Formlessfinder of New York City has a vision "to liberate architecture from the constraints of form." Samuel Medina of Metropolis Magazine recently interviewed the Princeton duo on contemporary architectural practice - fittingly naming them "Formal Renegades."
“We like architecture,” says Garrett Ricciardi, with real sincerity. “We want to save architecture.” But from what? Ricciardi is one half of New York–based formlessfinder, the experimental—you might say radical—architecture firm he founded with Julian Rose in 2011, just after the pair completed a joint thesis at Princeton University. Their project, which laid out the blueprint for Ricciardi and Rose’s subsequent collaborations, advanced a daring proposition: to liberate architecture from the constraints of form.
“The basic idea of the formless is about freeing up architecture to make it about what we want it to be about,” Rose says. “The idea is that form has sort of gotten in the way,” he adds, before checking off a laundry list of offenders: parametricism, digital fabrication, blobs, minimalism. Where form has “always served to limit and control,” the formless, as the architects have come to define it, is subversive by nature. It’s an operation rife with uncertainty, producing “messy, equivocal, and, most importantly, generative” results.
Their project’s claims were substantiated with choice bits of critical theory and excursions into art history. Ricciardi and Rose also devised several typological, structural, and material studies or “formless” processes, which they arrayed in the catalog style of McMaster-Carr (hence, the “finder” half of their assumed name). Some critics, however, failed to see the architectural applications. “We wanted to wear ‘I Heart Architecture’ pins to our final pin-up,” Rose recalls, as a way to preempt the anticipated criticism. “Our project can be misread, can be understood as critical in the wrong [sense], as critical of architecture,” he says.
Things changed this past December. If there was anything of substance to take away from Design Miami, it was Ricciardi and Rose’s Tent Pile, a 500-ton mound of sand dumped rather unceremoniously on car-park blacktop. The sand, collected in a pyramid-like heap that knowingly echoed Robert Smithson, acted as a shapeless structural support on which the architects floated a razor-edged, trussed-roof steel canopy. Visitors snapped photos of themselves racing up the beachy incline, losing their drinks and sandals in the process. What might have been a puzzling academic exercise a few years ago was now trending on Instagram.

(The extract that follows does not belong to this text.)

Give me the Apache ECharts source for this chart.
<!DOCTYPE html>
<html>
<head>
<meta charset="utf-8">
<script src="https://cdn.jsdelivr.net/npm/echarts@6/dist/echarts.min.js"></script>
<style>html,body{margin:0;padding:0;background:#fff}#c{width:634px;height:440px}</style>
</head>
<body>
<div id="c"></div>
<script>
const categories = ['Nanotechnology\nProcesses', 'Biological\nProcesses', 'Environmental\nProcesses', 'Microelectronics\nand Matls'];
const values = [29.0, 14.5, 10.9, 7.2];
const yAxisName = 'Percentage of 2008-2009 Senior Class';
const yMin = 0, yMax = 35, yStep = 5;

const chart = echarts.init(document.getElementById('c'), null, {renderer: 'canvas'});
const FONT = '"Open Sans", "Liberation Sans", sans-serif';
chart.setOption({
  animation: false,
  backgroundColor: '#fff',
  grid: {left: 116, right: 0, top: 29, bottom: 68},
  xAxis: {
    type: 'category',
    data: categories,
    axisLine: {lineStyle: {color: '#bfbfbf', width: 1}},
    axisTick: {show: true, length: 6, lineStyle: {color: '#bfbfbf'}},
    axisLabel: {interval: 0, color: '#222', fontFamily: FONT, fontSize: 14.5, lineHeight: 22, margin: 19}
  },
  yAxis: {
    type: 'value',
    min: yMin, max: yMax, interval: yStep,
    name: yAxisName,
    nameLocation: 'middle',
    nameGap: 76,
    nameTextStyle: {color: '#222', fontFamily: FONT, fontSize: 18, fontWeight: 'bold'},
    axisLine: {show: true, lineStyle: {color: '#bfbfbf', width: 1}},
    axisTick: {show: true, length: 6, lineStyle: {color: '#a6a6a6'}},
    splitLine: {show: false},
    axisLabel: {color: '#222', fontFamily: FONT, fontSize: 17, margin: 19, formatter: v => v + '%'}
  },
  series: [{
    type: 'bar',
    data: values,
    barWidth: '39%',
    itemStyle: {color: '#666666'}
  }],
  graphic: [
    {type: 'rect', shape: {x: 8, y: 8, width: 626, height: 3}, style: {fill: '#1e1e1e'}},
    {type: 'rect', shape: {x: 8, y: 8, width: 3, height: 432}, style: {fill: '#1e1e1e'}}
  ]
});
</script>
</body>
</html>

The architects had effectively reinterpreted a quintessential element of the city’s midcentury modern architecture—the cantilever—through paradoxical deletion. “If you’re building a new building in Miami, you are essentially digging into sand to create a false bedrock to anchor the structure,” says Ricciardi. A cantilever the size of Tent Pile would have required extensive concrete pourings, not feasible for a temporary installation. In place of the steel and concrete, Ricciardi and Rose introduced lots and lots of sand, the sheer accumulation of which obviated the need to excavate and lay a foundation.

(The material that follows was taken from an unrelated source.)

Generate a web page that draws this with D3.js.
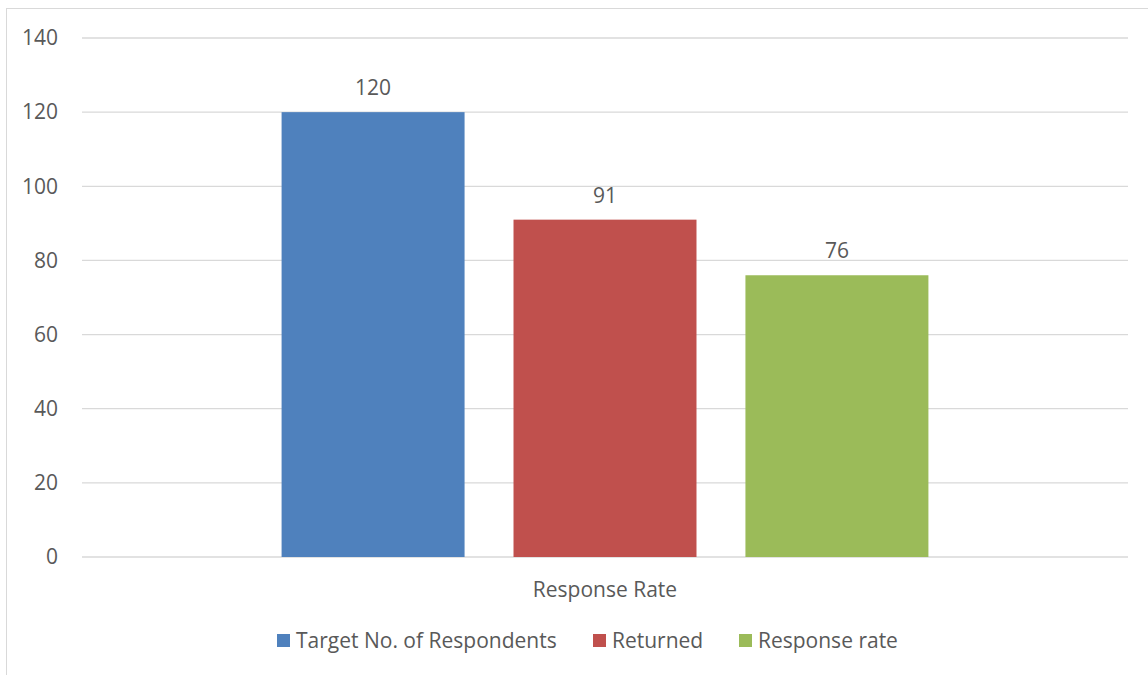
<!DOCTYPE html>
<html>
<head>
<meta charset="utf-8">
<script src="https://cdn.jsdelivr.net/npm/d3@7"></script>
<style>
  body { margin: 0; background: #fff; }
  text { font-family: "Open Sans", sans-serif; fill: #595959; }
</style>
</head>
<body>
<script>
let categories = ["Response Rate"];
let seriesNames = ["Target No. of Respondents", "Returned", "Response rate"];
let seriesValues = [120, 91, 76];
let seriesColors = ["#4F81BD", "#C0504D", "#9BBB59"];
let yTicks = [0, 20, 40, 60, 80, 100, 120, 140];

let W = 1148, H = 675;
let fontSize = "21px";
let margin = {top: 38, right: 20, bottom: 118, left: 82},
    width = 1128 - margin.left,
    height = 557 - margin.top;

let svg = d3.select("body").append("svg")
    .attr("width", W)
    .attr("height", H);

// chart border
svg.append("rect")
    .attr("x", 6.5).attr("y", 8.5)
    .attr("width", W + 20).attr("height", H + 20)
    .attr("fill", "none")
    .attr("stroke", "#d9d9d9")
    .attr("stroke-width", 1);

let g = svg.append("g")
    .attr("transform", "translate(" + margin.left + "," + margin.top + ")");

let x0 = d3.scaleBand()
    .domain(categories)
    .range([0, width])
    .padding(0.2358);

let x1 = d3.scaleBand()
    .domain(seriesNames)
    .range([0, x0.bandwidth()])
    .paddingInner(0.211)
    .paddingOuter(0);

let y = d3.scaleLinear()
    .domain([0, 140])
    .range([height, 0]);

// gridlines
g.append("g")
    .selectAll("line")
    .data(yTicks)
    .join("line")
    .attr("x1", 0).attr("x2", width)
    .attr("y1", d => y(d)).attr("y2", d => y(d))
    .attr("stroke", "#d9d9d9")
    .attr("stroke-width", 1.3);

// y axis labels
let yAxis = d3.axisLeft(y).tickValues(yTicks).tickSize(0).tickPadding(24);
g.append("g")
    .call(yAxis)
    .call(a => a.select(".domain").remove())
    .selectAll("text")
    .style("font-size", fontSize)
    .style("font-family", "Open Sans, sans-serif")
    .attr("fill", "#595959");

let data = seriesNames.map((s, i) => ({cat: categories[0], name: s, value: seriesValues[i], color: seriesColors[i]}));

let bars = g.append("g")
    .attr("transform", "translate(" + x0(categories[0]) + ",0)");

bars.selectAll("rect")
    .data(data)
    .join("rect")
    .attr("x", d => x1(d.name))
    .attr("y", d => y(d.value))
    .attr("width", x1.bandwidth())
    .attr("height", d => height - y(d.value))
    .attr("fill", d => d.color);

bars.selectAll("text.label")
    .data(data)
    .join("text")
    .attr("class", "label")
    .attr("x", d => x1(d.name) + x1.bandwidth() / 2)
    .attr("y", d => y(d.value) - 17)
    .attr("text-anchor", "middle")
    .style("font-size", fontSize)
    .text(d => d.value);

// category axis
let xAxis = d3.axisBottom(x0).tickSize(0).tickPadding(25);
g.append("g")
    .attr("transform", "translate(0," + height + ")")
    .call(xAxis)
    .call(a => a.select(".domain").remove())
    .selectAll("text")
    .style("font-size", fontSize)
    .style("font-family", "Open Sans, sans-serif")
    .attr("fill", "#595959");

// legend
let legend = svg.append("g").attr("transform", "translate(0,641)");
let legendX = [277, 593, 739];
let items = legend.selectAll("g")
    .data(data)
    .join("g")
    .attr("transform", (d, i) => "translate(" + legendX[i] + ",0)");
items.append("rect")
    .attr("x", 0).attr("y", -7)
    .attr("width", 13).attr("height", 13)
    .attr("fill", d => d.color);
items.append("text")
    .attr("x", 19)
    .attr("dy", "0.35em")
    .style("font-size", fontSize)
    .text(d => d.name);
</script>
</body>
</html>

Tent Pile realized just one of a series of strategies the duo developed while still in grad school. The novel methodologies ranged from simple load tests to full-scale building proposals, with historic architectural precedents anchored to each. “We see ourselves as being very traditional in a disciplinary sense, in that we’re very invested in tectonics and representation,” Ricciardi says. In one project, the taut, vertical columns of Le Corbusier’s Dom-ino House are reimagined as sagging piles of “raw matter” including boulders and pebble aggregate. A design for a self-avowed “object-building” wrapped a giant Venturian duck (containing an auditorium space) in a crinkled, Gehry-esque “bag.” (“You don’t know you’re in a duck when you are.”) The architects’ entry for the 2011 MoMA PS1 summer pavilion was situated somewhere between the two. Called Bag Pile, the design arranged giant geotextile containers packed to the gills with loose materials into (vaguely) familiar architectonic devices like arches and vaults.
“Architecture is about some very fundamental things, like how can you hold something up with something else, and how can you put two materials together,” Rose says. This willingness to experiment with materials points to what formlessfinder calls “alternative efficiencies,” a concept the duo believes holds great promise for the practice and understanding of architecture. With Tent Pile, for instance, the truck driver who delivered the sand to the Design Miami site chuckled when Ricciardi and Rose placed their order—a measly 20 trucks’ worth. At the time, he had been working with the U.S. Army Corps of Engineers to ship some 400 trucks of sand a day. Similarly, when researching materials for the MoMA PS1 submission, they were rebuffed by a supplier who said the geotextile was sold only by the acre. “Architects think they use a lot of material, but there are certain operations in the world that use so much more,” Rose says. “There are systems that are insanely efficient and cheap that architecture isn’t really tapping into because it sees itself as being separate.”